A sabedoria em pílulas

Por Cruzeiro do Sul

Muitas foram as invenções da humanidade para tornar a vida mais difícil. O panetone de calabresa. A pizza de arroz doce. A caixa de som minúscula e potente. O rojão. A ala vip. A moto. A lista é vasta. Mas nada supera as redes sociais.

Lá no começo de tudo, a gente acreditava: oba, vou conseguir conversar com pessoas queridas que moram muito longe. Depois deu no que deu. Saudade dos vídeos engraçados que mostravam as peripécias dos gatinhos.

Tenho perfil no Facebook e no Instagram. Publico muito pouco. Até cheguei a fazer umas graças tempos atrás no Facebook. Foi divertido enquanto durou. Enjoei sem grandes explicações. Hoje tenho os perfis e só fico vendo o que outras pessoas publicam.

Meu lado simpático fica feliz quando topo com fotografias de pessoas que não vejo há bastante tempo. É uma forma de matar a saudade. Meu lado simpático também fica feliz quando me deparo com algo legal que acontece com pessoas queridas. Até aí, vou levando bem.

A coisa começa a enroscar com os vídeos de gente dando dica de tudo quanto é coisa. Isso não acontece tanto no Facebook. O inferno é no Instagram. Lá no Instagram os algoritmos trabalham no modo pesadelo. Dia desses, enquanto rolava a tela, gastei uns segundos vendo um vídeo sobre tênis de corrida. Foi o que bastou para, nos dias seguintes, eu ser soterrado por referências a maratonas e treinos de musculação para corredores.

Mas tudo pode piorar. Sim, porque não é tão ruim assim, se você se interessa por exercício físico, ver como se faz corretamente determinado alongamento. É meio cansativo receber dezenas de vídeos sobre alongamento, mas dá para encarar. Nessas horas, o Instagram parece aquela pessoa que, ao perceber que você gosta de algo, tenta ser simpática e só falar a respeito do que você gosta. Aborrece um pouco depois de um tempo, mas a gente reconhece a boa vontade da pessoa.

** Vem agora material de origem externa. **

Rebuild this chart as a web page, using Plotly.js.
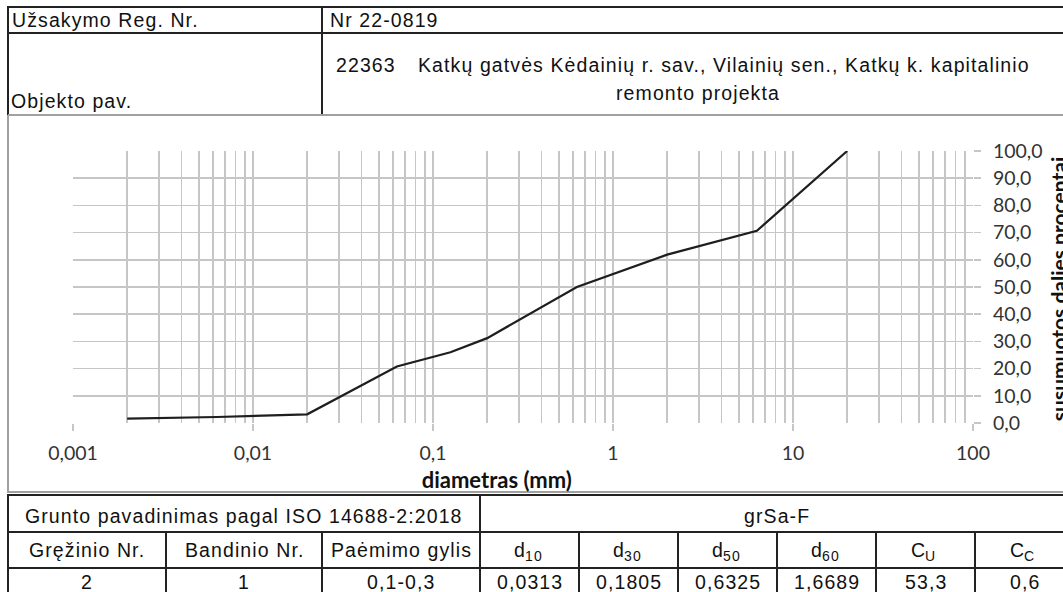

O drama, ao menos para mim, está nos vídeos de pessoas que resolveram ganhar um troco dando conselhos para a humanidade sobre como levar a vida do jeito certo. Tem de tudo um pouco nesse show de horrores.

Há os sábios que aconselham os pais sobre o perigo das telas para as crianças. Aqui, os gurus adotam expressões carregadas e mencionam números horripilantes. Falam de consequências estarrecedoras. Muitos defendem que as crianças não podem ter contato com celular ou com televisão. Pais e responsáveis tendem a ficar arrasados depois que assistem a esses vídeos. Antes que as pedras comecem a voar: sei que ficar muito tempo diante do celular ou da televisão não é um bom negócio.

Minha implicância é com a falinha radical que transforma pais que mostram desenhinhos animados aos filhos em seres inescrupulosos, preguiçosos.

Há os sábios que mostram o que fazer nas férias escolares. Construir brinquedos engenhosos a partir de um barbante e uma garrafa de plástico. Brincar de sei lá o quê no parquinho. Ir à fazendinha e ver as frutinhas na árvore, o bezerro, a vaquinha, o porquinho. Tirar o tênis e sentir o pé na grama. Se resolvermos tirar os tênis do João enquanto passeamos pelos bucólicos parques da cidade, merecemos um puxão de orelha de algum conselheiro tutelar. Não acho que será uma experiência enriquecedora para o João se ele pisar num caco de garrafa da Heinecken, ou num prego meio maroto, ou num saquinho de Ebicen. Normalmente os sábios dos vídeos das férias escolares esbanjam sorrisos e olhares carinhosos. Entendo: estão rindo dos trouxas que acreditam em suas melífluas dicas.

E assim se arrasta a humanidade. Bom 2024 para vocês.